Figure scripts ▸

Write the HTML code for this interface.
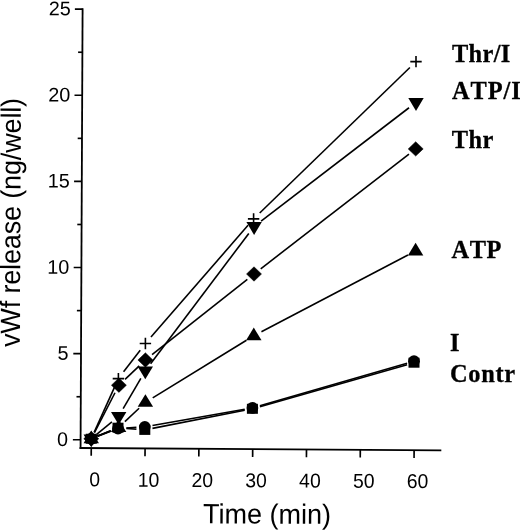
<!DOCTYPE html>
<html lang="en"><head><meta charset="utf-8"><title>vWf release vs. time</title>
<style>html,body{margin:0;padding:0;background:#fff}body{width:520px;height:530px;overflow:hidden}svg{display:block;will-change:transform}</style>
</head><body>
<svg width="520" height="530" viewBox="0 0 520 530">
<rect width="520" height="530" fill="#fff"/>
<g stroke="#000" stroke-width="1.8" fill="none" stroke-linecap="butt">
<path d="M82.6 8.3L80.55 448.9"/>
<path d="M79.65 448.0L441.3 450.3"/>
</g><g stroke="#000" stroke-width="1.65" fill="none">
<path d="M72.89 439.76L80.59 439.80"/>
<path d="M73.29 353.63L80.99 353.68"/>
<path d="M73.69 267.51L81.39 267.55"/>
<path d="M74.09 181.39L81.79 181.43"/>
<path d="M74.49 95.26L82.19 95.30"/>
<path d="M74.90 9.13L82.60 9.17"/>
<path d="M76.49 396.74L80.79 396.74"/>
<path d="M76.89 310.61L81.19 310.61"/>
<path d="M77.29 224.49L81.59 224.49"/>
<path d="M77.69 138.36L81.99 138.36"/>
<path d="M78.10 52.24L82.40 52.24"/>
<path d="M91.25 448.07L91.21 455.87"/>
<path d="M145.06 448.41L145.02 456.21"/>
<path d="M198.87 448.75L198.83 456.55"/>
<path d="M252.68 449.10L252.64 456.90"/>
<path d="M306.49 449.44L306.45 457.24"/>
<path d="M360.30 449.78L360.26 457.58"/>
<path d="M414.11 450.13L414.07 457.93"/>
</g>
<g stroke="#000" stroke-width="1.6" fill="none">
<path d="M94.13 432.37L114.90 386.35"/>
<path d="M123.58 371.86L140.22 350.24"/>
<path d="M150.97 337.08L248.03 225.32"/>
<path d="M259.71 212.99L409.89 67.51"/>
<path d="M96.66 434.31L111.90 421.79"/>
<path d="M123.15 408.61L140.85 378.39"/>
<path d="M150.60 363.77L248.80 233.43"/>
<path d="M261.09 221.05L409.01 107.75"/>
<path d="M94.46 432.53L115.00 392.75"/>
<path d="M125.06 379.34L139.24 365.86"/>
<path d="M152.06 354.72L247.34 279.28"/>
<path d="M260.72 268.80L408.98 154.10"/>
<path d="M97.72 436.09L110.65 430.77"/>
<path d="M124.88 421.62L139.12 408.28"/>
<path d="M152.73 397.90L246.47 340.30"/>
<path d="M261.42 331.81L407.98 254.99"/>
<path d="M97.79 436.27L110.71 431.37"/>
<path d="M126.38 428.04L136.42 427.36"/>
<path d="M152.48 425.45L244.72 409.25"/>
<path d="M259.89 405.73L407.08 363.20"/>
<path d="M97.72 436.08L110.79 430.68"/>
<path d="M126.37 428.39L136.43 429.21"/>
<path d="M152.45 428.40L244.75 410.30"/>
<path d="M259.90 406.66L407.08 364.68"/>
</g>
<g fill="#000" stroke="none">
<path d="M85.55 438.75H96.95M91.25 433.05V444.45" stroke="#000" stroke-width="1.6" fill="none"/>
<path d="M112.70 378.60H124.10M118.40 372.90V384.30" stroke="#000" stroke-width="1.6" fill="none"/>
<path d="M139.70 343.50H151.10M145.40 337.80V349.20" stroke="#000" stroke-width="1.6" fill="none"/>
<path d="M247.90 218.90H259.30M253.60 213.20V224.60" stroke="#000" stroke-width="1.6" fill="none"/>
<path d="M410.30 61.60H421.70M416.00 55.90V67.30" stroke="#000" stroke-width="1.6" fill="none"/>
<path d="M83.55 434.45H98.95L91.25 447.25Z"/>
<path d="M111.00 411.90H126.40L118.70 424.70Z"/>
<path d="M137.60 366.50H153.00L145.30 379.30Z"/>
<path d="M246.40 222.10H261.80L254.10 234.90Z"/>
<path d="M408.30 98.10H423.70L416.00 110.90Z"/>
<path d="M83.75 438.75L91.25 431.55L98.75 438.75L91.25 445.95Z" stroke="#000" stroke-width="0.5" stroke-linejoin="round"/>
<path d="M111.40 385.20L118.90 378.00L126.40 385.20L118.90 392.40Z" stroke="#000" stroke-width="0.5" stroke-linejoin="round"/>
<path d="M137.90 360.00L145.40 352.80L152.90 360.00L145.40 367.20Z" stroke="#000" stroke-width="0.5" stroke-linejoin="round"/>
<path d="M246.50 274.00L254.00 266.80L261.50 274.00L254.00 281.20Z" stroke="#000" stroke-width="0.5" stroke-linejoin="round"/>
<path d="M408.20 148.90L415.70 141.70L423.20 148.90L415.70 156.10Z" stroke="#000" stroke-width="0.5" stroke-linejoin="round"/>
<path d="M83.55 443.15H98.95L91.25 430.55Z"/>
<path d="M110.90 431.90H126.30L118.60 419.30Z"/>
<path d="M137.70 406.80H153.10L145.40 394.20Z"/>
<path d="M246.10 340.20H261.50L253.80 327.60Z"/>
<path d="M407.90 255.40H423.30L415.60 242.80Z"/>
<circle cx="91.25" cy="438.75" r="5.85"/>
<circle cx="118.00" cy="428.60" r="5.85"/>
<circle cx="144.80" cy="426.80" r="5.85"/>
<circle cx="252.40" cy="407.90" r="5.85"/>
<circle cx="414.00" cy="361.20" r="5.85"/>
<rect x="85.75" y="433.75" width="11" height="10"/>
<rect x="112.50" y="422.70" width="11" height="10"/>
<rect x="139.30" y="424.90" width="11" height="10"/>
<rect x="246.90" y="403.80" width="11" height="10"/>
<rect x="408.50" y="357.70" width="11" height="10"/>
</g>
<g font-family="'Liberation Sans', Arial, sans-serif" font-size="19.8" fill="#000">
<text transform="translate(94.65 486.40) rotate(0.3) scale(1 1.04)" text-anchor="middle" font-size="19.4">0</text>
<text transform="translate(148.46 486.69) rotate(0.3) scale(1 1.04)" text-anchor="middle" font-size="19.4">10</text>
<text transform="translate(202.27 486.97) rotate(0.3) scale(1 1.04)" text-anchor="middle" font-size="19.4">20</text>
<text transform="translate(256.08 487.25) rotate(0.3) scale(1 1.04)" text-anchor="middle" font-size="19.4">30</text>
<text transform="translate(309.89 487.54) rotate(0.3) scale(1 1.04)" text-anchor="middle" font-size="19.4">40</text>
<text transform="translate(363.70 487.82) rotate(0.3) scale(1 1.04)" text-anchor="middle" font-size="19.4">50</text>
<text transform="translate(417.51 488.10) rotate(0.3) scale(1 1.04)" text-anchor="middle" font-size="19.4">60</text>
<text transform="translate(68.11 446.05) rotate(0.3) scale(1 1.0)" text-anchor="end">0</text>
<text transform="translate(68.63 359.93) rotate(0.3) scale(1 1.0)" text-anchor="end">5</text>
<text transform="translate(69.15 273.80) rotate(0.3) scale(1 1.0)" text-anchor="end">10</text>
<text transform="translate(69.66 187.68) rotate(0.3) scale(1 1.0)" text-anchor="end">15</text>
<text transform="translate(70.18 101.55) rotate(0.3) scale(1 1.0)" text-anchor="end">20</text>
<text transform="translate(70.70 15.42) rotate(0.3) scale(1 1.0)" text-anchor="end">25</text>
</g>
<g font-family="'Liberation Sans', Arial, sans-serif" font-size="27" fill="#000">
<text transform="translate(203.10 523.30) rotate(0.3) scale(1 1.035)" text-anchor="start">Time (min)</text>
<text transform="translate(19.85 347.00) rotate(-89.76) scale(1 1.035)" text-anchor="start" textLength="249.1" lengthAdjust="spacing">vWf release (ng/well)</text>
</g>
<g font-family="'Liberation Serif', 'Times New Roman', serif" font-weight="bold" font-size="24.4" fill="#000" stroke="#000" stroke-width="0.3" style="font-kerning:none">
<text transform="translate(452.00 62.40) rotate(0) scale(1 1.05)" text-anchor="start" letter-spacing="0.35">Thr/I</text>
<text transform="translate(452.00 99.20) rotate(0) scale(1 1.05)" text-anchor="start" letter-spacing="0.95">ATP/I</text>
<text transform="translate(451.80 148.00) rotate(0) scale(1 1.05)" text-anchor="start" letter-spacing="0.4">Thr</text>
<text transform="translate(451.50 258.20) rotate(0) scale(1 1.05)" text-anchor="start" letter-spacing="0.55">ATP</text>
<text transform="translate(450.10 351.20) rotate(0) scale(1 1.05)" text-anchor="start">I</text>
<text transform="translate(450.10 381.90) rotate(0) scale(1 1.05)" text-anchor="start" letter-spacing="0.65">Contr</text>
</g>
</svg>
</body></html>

...

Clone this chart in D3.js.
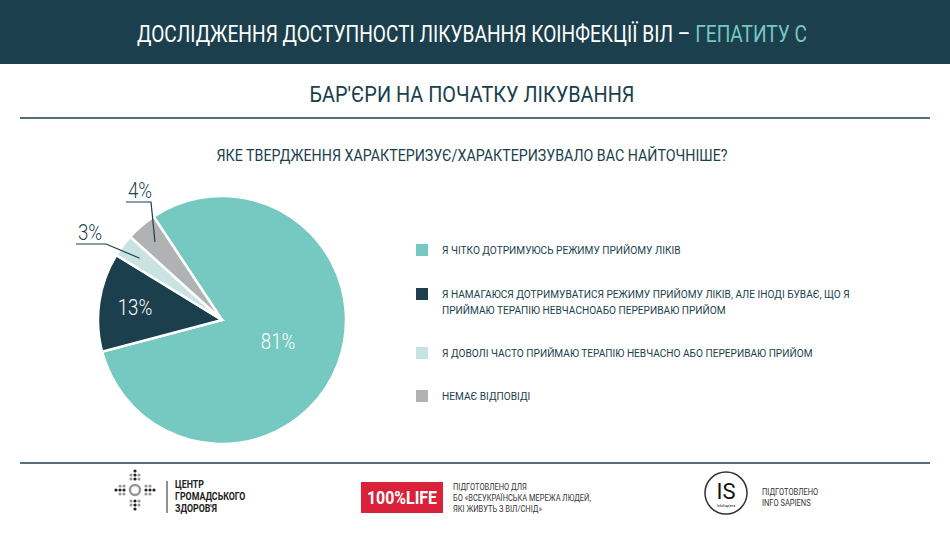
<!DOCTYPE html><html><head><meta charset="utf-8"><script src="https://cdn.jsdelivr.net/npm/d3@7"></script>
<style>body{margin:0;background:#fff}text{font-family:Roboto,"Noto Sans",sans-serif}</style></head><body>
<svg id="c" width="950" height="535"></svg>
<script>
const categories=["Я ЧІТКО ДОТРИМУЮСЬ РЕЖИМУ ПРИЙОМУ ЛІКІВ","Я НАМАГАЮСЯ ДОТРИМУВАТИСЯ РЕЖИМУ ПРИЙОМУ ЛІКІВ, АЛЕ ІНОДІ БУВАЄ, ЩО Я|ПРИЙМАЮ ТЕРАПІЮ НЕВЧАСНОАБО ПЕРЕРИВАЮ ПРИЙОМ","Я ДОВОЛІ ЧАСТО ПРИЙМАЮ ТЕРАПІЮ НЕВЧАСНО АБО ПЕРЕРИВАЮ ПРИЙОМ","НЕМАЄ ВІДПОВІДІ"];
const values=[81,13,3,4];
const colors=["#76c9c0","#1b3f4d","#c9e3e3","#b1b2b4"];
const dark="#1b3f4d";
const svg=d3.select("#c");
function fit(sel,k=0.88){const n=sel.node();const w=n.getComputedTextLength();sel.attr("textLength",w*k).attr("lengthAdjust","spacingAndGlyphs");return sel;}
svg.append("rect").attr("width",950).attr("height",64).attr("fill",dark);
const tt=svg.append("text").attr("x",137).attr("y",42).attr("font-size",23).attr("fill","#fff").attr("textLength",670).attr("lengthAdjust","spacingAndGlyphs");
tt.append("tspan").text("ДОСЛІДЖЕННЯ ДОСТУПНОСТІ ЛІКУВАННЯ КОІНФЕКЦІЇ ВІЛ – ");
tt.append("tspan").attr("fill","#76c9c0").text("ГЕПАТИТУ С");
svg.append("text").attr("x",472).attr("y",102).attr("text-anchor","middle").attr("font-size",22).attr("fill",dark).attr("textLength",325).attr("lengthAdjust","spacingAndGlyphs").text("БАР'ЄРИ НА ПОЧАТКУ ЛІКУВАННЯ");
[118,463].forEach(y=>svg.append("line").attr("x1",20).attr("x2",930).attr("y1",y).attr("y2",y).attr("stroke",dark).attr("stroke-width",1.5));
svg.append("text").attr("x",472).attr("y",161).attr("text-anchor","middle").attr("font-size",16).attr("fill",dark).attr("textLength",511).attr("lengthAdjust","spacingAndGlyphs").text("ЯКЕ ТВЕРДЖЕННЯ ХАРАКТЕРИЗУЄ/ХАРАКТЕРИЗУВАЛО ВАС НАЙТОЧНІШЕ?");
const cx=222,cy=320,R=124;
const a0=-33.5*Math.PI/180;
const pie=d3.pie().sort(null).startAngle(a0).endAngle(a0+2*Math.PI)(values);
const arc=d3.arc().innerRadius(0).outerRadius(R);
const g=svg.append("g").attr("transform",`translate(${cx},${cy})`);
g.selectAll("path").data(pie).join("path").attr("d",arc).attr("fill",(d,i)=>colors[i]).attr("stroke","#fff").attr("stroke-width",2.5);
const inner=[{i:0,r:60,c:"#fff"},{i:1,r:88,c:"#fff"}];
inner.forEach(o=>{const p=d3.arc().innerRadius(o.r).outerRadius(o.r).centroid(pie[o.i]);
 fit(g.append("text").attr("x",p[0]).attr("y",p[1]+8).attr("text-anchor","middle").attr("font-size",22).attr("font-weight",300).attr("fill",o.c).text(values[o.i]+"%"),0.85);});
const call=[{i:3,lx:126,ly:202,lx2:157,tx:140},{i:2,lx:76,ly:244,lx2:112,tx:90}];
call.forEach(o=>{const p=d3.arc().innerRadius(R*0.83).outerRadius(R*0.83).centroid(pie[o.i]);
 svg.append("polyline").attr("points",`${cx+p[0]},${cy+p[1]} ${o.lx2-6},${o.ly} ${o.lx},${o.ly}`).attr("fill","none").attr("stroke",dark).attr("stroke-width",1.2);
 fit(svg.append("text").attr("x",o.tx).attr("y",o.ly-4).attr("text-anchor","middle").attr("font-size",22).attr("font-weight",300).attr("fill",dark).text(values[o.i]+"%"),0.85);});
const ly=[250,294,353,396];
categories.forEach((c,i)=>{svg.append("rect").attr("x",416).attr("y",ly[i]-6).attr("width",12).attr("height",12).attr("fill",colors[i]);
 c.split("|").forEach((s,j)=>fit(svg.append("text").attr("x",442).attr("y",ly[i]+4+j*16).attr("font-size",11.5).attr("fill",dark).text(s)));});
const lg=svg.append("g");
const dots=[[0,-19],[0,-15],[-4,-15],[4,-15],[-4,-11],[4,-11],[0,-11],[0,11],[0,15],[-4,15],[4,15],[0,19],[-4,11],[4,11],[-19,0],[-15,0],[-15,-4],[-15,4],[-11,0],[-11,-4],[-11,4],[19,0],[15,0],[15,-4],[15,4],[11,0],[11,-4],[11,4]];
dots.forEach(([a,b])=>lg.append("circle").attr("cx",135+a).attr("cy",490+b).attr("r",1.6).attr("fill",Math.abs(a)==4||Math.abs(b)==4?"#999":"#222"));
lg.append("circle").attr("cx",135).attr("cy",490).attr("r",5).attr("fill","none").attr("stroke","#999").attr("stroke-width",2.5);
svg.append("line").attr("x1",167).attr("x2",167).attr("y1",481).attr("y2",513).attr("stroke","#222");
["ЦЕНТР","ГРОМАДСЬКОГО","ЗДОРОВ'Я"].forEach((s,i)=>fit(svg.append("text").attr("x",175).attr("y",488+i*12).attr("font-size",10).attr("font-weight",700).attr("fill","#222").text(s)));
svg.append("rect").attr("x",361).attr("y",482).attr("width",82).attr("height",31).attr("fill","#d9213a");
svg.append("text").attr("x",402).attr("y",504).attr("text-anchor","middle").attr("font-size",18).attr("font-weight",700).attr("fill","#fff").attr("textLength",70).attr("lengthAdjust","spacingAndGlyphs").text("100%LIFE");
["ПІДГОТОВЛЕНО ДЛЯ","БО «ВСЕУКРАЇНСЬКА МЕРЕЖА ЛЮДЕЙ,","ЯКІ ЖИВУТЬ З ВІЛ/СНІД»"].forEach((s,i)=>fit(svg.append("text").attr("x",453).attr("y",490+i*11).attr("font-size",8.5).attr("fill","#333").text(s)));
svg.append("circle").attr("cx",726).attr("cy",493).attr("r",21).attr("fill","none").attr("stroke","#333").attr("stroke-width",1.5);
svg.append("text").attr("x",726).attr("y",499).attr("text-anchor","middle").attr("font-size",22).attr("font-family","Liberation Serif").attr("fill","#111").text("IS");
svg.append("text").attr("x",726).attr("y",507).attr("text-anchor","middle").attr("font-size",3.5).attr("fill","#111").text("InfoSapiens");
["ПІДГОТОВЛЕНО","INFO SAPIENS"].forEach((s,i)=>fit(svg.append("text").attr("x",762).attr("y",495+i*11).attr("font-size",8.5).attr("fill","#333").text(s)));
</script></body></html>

Exercise description ▸ Only the count is needed: the number of lines in the data that include the word "this".

Reply to the task ▸ 2